The Menil Collection (the Menil) has contributed approximately 200 images of highlights from its permanent collection to the Artstor Digital Library. The selection reflects the diversity of the collection and ranges from African, Etruscan, and Native American objects through Russian icons, Surrealist paintings, and contemporary installations.

The Menil opened in 1987 to house the collection of John and Dominique de Menil in a groundbreaking building by Renzo Piano in an “art neighborhood” in Houston. Currently, the neighborhood consists of a main building for exhibitions and the permanent collection, two more dedicated to single artists (Cy Twombly and Dan Flavin), and a third for temporary installation projects; a fourth building designed by Johnston Marklee is under construction for a drawing institute. The Menil’s mandate is to present its permanent collections and to feature contemporary exhibitions and artists’ projects within a sympathetic context of contemplative interaction. In keeping with the egalitarian beliefs of its founding patrons, the Menil charges no admission fee.

Assembled over the course of many decades by the de Menils, the collection is recognized both for its quality and depth as well as its unique presentation and eclecticism.  An actively collecting institution, the Menil contains global holdings, from prehistoric times to the present, comprising approximately 17,000 objects. As modernists, the de Menils recognized the formal and spiritual connections between contemporary works and those of ancient and indigenous cultures and they enhanced their primary collections of modern western art with objects from other times and civilizations.

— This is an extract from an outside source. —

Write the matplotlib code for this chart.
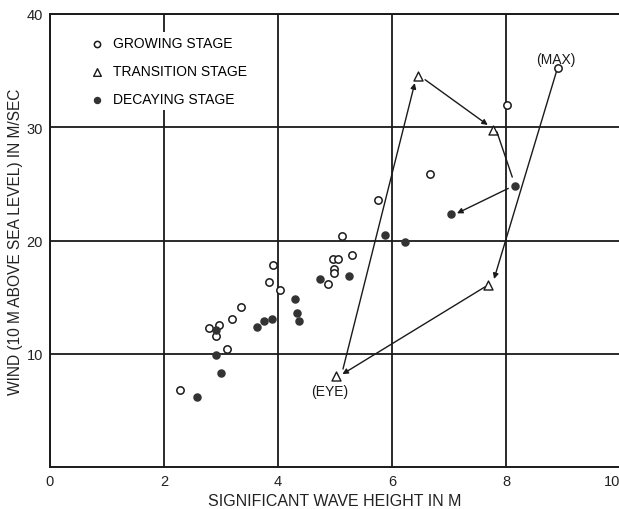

The de Menils began collecting in the 1940s, amassing thousands of paintings, sculptures, prints, drawings, photographs, functional items, and rare books. A core strength of the growing collection was European art, including Surrealist works by Giorgio de Chirico, Max Ernst, René Magritte, Man Ray, and Yves Tanguy, and Cubist and School of Paris painters including Fernand Léger, Henri Matisse, and Pablo Picasso. By the 1960s the de Menils had gravitated toward the major American postwar movements of Abstract Expressionism, Pop Art, and Minimalism.